Collect all lines from the listing that include the string "matplotlib".

***** Information shown *****

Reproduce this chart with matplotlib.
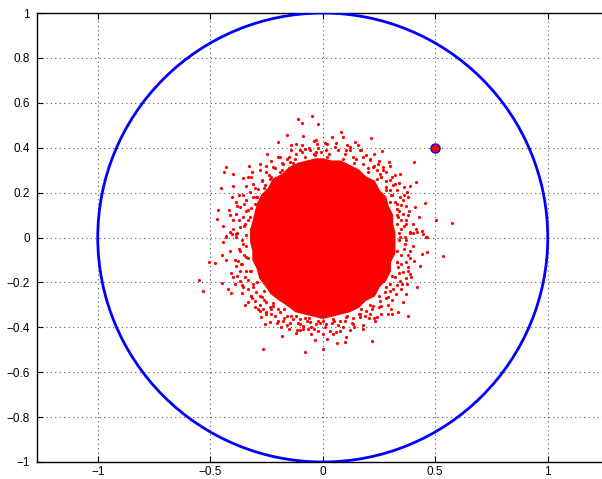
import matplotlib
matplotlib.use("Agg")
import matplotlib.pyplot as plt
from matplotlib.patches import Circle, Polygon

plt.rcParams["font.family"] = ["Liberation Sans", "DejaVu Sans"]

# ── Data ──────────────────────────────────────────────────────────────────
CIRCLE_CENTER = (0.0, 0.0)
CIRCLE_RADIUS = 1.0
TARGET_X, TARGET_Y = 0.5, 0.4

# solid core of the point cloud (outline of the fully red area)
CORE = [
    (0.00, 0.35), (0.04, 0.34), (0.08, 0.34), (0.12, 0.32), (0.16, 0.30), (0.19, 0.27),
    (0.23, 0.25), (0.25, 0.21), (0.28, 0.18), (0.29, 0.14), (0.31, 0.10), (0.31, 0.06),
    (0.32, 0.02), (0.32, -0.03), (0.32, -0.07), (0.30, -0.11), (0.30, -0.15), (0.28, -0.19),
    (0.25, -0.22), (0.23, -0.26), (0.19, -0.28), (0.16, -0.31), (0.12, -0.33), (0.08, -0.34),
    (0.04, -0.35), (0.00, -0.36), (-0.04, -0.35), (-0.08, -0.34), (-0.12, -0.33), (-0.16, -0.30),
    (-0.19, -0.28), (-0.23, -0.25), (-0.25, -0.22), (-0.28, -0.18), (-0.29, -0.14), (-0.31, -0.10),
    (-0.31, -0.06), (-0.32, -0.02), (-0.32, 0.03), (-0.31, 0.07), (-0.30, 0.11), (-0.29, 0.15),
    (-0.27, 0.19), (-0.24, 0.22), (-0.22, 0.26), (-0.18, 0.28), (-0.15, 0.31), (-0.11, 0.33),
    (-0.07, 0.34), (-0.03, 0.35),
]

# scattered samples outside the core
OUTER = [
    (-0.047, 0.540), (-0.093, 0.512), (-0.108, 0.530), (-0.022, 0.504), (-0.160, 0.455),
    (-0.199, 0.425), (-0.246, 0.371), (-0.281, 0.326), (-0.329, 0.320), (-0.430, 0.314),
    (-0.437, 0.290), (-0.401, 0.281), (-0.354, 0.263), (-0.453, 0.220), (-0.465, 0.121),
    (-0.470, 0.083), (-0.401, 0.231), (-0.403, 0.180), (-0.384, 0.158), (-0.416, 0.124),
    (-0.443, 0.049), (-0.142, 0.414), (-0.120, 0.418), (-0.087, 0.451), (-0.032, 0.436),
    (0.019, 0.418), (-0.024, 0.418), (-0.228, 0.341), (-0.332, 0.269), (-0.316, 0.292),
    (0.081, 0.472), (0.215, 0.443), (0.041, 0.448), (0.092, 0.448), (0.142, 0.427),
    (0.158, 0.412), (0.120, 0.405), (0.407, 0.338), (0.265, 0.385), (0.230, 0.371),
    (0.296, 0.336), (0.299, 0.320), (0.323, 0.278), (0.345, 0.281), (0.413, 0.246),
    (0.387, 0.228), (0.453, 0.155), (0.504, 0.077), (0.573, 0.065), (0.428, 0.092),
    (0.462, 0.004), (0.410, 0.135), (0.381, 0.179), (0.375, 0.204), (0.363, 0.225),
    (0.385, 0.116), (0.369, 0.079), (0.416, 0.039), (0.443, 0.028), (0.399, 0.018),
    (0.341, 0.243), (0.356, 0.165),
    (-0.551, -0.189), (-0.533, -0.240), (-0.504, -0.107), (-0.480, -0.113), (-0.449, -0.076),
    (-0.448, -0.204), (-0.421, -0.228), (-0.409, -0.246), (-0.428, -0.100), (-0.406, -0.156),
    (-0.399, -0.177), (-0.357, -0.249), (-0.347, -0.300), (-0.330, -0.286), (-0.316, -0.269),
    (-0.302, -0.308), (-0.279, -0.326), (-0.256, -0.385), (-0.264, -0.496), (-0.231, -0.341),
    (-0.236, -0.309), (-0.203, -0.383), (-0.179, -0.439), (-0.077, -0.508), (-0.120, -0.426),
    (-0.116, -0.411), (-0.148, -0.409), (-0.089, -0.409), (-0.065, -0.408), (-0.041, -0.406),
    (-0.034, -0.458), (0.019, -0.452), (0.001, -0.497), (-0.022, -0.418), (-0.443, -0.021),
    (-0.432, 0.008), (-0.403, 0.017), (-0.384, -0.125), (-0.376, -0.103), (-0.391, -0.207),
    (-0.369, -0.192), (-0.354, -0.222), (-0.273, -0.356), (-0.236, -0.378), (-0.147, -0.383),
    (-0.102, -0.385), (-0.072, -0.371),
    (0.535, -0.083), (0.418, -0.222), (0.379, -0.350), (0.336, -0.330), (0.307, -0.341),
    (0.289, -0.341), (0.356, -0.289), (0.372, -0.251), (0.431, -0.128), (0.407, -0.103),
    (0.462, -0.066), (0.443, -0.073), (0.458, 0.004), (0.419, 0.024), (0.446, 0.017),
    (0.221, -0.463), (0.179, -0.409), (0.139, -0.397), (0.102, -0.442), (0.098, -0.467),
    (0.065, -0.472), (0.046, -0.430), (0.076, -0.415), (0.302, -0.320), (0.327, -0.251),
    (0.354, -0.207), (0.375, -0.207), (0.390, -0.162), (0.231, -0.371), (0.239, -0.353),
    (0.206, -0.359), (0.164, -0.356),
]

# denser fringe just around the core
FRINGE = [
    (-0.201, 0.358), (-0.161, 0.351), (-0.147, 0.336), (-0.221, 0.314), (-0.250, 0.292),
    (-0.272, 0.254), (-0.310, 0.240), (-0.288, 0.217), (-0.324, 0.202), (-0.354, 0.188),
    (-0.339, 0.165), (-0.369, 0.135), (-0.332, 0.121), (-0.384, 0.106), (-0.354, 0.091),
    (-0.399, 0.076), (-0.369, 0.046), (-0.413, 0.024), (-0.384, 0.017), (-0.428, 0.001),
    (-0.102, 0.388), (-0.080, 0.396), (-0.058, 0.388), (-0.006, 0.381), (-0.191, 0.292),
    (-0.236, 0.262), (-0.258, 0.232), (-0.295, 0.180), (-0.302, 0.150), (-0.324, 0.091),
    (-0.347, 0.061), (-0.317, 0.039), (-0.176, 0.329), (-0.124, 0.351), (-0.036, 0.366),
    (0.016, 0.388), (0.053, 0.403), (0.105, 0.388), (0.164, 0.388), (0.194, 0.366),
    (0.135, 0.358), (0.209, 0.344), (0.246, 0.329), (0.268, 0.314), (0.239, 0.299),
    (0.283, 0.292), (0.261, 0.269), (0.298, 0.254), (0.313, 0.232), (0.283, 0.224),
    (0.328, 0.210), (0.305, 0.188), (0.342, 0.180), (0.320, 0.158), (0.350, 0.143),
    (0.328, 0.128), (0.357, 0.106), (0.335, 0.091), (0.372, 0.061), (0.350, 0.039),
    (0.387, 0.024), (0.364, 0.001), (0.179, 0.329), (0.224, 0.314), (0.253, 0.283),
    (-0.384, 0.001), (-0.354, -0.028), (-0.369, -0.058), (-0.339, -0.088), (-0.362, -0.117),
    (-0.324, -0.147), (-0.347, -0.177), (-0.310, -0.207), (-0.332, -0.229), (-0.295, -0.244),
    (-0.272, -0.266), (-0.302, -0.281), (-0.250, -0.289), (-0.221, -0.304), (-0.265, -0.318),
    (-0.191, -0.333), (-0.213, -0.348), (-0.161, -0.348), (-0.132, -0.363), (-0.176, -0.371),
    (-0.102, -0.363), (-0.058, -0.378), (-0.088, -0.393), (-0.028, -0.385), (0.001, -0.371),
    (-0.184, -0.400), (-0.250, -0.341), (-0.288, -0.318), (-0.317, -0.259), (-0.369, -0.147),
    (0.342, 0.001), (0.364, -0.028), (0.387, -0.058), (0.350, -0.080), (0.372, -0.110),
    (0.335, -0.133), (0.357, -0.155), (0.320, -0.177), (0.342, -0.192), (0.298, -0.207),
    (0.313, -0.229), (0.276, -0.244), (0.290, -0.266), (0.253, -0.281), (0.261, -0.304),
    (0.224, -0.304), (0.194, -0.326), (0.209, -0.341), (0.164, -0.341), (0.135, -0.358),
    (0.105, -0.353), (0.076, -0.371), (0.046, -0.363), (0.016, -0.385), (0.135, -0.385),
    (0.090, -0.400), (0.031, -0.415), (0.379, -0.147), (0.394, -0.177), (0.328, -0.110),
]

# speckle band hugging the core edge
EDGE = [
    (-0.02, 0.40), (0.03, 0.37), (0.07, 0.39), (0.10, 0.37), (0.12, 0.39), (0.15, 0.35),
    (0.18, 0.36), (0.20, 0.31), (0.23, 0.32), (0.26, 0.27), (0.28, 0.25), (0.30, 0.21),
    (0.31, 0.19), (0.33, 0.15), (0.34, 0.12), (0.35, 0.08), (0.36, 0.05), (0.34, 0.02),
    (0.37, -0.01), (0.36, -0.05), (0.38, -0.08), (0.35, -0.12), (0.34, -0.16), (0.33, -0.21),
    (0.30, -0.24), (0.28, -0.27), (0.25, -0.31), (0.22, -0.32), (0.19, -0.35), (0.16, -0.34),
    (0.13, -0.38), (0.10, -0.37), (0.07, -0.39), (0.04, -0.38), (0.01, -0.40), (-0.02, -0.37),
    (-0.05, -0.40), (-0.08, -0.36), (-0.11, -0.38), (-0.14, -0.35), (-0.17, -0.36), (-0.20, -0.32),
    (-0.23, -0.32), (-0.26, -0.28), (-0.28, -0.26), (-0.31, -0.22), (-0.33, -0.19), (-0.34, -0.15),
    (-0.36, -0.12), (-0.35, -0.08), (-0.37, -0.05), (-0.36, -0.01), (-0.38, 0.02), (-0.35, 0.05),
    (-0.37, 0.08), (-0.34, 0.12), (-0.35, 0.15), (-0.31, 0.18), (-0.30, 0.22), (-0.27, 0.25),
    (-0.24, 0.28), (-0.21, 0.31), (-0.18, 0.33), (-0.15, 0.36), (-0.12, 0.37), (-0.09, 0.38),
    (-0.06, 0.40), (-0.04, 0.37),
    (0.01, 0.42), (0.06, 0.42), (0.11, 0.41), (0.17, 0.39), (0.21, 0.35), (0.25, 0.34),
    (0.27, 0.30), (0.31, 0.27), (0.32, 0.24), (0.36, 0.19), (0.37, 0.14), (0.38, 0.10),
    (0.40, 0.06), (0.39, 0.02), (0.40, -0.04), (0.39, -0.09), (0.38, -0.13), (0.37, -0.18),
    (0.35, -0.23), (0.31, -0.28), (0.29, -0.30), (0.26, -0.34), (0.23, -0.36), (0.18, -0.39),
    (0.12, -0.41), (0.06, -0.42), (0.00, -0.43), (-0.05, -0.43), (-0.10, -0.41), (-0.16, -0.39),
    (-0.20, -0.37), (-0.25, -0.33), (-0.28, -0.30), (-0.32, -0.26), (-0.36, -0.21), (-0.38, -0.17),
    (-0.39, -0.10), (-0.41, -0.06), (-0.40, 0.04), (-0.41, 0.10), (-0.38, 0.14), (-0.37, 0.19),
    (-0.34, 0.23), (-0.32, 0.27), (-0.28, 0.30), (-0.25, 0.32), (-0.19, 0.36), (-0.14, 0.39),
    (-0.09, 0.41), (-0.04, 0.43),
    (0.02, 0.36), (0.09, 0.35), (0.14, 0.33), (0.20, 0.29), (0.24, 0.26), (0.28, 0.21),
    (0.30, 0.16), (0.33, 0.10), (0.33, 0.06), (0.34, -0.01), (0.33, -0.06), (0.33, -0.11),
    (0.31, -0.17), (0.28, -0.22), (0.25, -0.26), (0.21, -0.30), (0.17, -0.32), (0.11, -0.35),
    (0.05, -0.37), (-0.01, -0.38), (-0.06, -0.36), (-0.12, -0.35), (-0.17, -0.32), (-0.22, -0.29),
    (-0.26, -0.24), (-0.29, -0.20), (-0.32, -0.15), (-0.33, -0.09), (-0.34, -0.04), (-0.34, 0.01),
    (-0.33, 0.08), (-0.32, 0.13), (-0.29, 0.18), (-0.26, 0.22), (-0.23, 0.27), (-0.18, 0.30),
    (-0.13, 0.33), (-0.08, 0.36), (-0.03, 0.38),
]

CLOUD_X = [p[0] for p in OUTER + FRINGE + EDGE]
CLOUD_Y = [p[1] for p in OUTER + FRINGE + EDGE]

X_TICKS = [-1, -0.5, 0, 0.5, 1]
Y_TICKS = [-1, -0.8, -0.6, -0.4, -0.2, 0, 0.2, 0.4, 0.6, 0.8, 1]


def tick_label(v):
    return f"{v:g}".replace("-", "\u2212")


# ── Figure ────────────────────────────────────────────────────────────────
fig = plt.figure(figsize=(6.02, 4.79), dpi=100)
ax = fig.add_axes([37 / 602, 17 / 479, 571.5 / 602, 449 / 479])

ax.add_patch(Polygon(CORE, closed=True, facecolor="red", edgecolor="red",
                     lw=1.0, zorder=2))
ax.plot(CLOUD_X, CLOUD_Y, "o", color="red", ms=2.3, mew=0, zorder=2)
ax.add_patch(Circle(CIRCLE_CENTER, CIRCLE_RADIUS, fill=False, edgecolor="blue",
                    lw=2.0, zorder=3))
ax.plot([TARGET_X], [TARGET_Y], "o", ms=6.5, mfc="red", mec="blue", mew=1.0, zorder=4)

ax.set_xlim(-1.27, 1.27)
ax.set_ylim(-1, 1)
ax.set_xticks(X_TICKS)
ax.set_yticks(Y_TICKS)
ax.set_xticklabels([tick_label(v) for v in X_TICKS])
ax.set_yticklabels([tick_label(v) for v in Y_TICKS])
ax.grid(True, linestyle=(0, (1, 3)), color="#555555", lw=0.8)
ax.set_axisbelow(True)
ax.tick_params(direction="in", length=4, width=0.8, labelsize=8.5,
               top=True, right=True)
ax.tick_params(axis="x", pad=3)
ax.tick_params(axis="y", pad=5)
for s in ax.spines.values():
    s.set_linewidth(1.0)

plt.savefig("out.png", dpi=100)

*****

__Answer to this problem__
Reproduce this chart with matplotlib.
import matplotlib
matplotlib.use("Agg")
import matplotlib.pyplot as plt
from matplotlib.patches import Circle, Polygon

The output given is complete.